A diferença entre os seus oligarcas e os do seu antecessor é que os seus passaram a ser controlados a partir do Kremlin e não do Texas. Depois, daí em diante, foi uma cascata: ele passou a “enganá-los” a todos. Ao contrário do esperado, não se deixou “ocidentalizar”.
A repressão do terrorismo tchetcheno (que é suspeito de ter fomentado secretamente) ajudou-o a ganhar tranquilamente as segundas eleições e a consolidar o poder como novo senhor de “Todas as Rússias”, a antiga designação imperial. Como autocrata apoia­do pela Igreja e ex-agente do KGB, sempre que necessário, Putin lança mão de métodos desagradáveis para se livrar dos seus adversários internos: envenena-os ou fá-los “suicidarem-se” saltando do alto de prédios para a rua. Nada de muito estranho num país onde dantes os czares se livravam dos inimigos empalando-os e deixando-os a agonizar pendurados de fora dos muros do Kremlin.

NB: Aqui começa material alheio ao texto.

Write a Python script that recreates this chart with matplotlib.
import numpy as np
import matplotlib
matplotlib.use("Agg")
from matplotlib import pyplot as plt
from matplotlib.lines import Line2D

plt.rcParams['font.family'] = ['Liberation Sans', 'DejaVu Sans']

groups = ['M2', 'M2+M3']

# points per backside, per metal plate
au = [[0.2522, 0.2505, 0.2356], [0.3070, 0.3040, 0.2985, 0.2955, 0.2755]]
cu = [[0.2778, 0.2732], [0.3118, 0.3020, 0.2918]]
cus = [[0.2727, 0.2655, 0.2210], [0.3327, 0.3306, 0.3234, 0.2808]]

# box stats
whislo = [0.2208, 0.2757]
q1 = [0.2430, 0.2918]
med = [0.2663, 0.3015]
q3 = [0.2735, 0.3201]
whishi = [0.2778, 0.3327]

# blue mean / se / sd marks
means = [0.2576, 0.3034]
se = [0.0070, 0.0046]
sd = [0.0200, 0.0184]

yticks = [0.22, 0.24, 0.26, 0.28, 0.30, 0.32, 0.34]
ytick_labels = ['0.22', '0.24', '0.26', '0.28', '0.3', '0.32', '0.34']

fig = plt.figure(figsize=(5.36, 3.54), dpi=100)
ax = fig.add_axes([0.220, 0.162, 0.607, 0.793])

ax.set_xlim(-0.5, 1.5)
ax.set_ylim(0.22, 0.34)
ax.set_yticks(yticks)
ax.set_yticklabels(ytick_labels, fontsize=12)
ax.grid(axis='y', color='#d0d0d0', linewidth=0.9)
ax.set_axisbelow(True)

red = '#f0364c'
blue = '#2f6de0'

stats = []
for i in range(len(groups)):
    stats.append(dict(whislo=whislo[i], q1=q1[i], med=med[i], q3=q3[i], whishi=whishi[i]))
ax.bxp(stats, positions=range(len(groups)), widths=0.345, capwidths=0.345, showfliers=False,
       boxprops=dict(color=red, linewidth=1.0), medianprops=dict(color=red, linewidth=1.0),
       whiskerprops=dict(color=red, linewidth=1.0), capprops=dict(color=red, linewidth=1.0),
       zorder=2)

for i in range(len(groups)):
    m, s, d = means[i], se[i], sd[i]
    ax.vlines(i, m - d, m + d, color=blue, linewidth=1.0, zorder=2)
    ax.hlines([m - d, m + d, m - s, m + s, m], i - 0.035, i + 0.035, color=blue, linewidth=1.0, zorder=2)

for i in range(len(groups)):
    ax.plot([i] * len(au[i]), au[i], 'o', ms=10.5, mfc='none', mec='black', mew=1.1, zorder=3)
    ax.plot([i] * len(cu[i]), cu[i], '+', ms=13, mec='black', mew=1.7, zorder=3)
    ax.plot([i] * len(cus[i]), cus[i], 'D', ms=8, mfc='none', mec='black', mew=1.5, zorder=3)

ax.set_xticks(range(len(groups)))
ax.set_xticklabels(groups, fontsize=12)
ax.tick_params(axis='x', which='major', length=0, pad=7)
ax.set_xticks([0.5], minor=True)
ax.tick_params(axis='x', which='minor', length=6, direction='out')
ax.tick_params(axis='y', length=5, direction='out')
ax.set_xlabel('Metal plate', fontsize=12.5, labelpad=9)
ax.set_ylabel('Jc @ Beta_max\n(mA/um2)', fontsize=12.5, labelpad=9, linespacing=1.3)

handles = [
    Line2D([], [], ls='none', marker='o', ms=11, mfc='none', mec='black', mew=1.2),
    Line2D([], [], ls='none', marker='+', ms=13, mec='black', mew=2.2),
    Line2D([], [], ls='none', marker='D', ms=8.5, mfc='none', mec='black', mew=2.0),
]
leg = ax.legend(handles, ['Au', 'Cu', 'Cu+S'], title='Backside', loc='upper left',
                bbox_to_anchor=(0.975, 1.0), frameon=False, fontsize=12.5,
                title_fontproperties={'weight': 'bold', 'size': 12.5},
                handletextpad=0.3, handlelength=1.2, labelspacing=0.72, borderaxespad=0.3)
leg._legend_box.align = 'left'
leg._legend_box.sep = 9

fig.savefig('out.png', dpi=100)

A barbárie dos russos e dos eslavos, em geral, é lendária.
Todavia, a história das décadas da Guerra Fria está carregada de episódios semelhantes do nosso lado, uns conhecidos, outros não, e dificilmente se poderá sustentar que, em matéria de métodos de actuação, de invasões, de golpes de Estado, de massacres, de Guantánamos, nós fomos predominantemente os bons e eles os maus.
A História é uma lavandaria onde todos entram sujos e só sai limpo o último a fechar a porta. Isso não impediu que, para bem da Humanidade, vivêssemos em paz durante mais de 70 anos, mesmo sob a ameaça permanente de milhares de ogivas nucleares capazes de fazerem cessar de vez todas as divergências. Claro que, para quem teve a sorte de nascer e ser educado com os valores daquilo a que chamamos “democracias liberais”, só por masoquismo experimental ou obstinação ideológica trocaríamos o nosso modo de vida pelo do país de Vladimir Putin.
E, se pudéssemos, decretaríamos o mesmo, a liberdade, para todos os povos e nações do mundo. A liberdade e também a prosperidade. E também a paz — também a paz. Mas, como tal não é possível, nós, os campeões das democracias liberais e dos direitos humanos, hoje execramos Putin e perseguimos qualquer russo, de atleta olímpico a compositor, mas convivemos com ditadores e assassinos conhecidos como tal de África, do Médio Oriente, da Ásia ou da América Latina e até com alguns peculiares “democratas” europeus.
Por isso, por ser menos hipócrita e guardar ainda memória de uma guerra mundial, é que, até que a URSS se desmoronasse de podre, uma sábia geração de dirigentes ocidentais de outro calibre, que nada tem que ver com os desta geração rasca que agora nos governa, soube esperar pacientemente e durante décadas que a razão se impusesse por si, preservando a todo o custo os ténues fios de diálogo que, contra todos os riscos, mantiveram a paz possível.
Mas, de então para cá, o Ocidente manteve viva a mentalidade da Guerra Fria. Não conseguiu deixar de ver a actual Rússia como uma continuação da extinta União Soviética. Não conseguiu perceber que a URSS comunista nada tinha que ver com a Rússia profunda, enquanto a Rússia de Putin é a restauração daquilo que, para o bem e para o mal, para a grandeza e para a desgraça, a Rússia foi ao longo dos séculos.
E, sobretudo, não conhecendo essa História nem entendendo essa Rússia, o Ocidente insiste em avaliá-la e julgá-la por padrões éticos e políticos em que os russos não se reconhecem e que em nada contribuem para o entendimento comum. Acicatado pelos países bálticos ou pela Polónia, que têm justas razões para temer o abraço do “urso”, doutrinado por intelectuais de pensamento único como Fukuyama, Timothy Garton Ash ou o exibicionista francês Bernard-Henri Lévy, refém da doutrina NATO de não perder esta oportunidade de derrotar a Rússia a qualquer preço, o Ocidente conseguiu — com a ajuda da imponderação de Putin, é certo — fazer deste um tempo ainda mais perigoso do que o da Guerra Fria.
E, porque nada entendem além das regras de pensamento que estabeleceram, nada percebem agora do que se passa na Rússia com a revolta interna do Grupo Wagner. Mas, se tivessem estudado a História, saberiam que muitos czares recorreram também a guardas pretorianas por desconfiarem do Exército regular, que conduziram guerras com elas para evitarem a mobilização popular e que alguns acabaram assassinados por elas.
Chega a ser confrangedor ver os 27 da UE, comandados por esse patético Josep Borrell, paralisados na ignorância e na angústia, qual grupo de papagaios amestrados à espera de instruções superiores. Que seguramente virão dos generais americanos — apesar de tudo, os que melhor conseguirão perceber o que se vai passar numas Forças Armadas que cobrem 11 fusos horários de território continental e um espaço aeronaval que vai do Pacífico ao Árctico, passando pelo Mediterrâneo, o Índico, o Atlântico e o Báltico, com o maior número de ogivas nucleares de um Estado.
Ao pé disso, a escolha do chamado Mecanismo Europeu de Apoio à Paz de continuar o business as usual, apostando tudo na guerra (cabendo a Portugal contribuir com 170 milhões de euros para ajudar a comprar armas e munições para a Ucrânia), numa guerra na Europa que se espera possa durar até 2027, é certamente uma decisão visionária."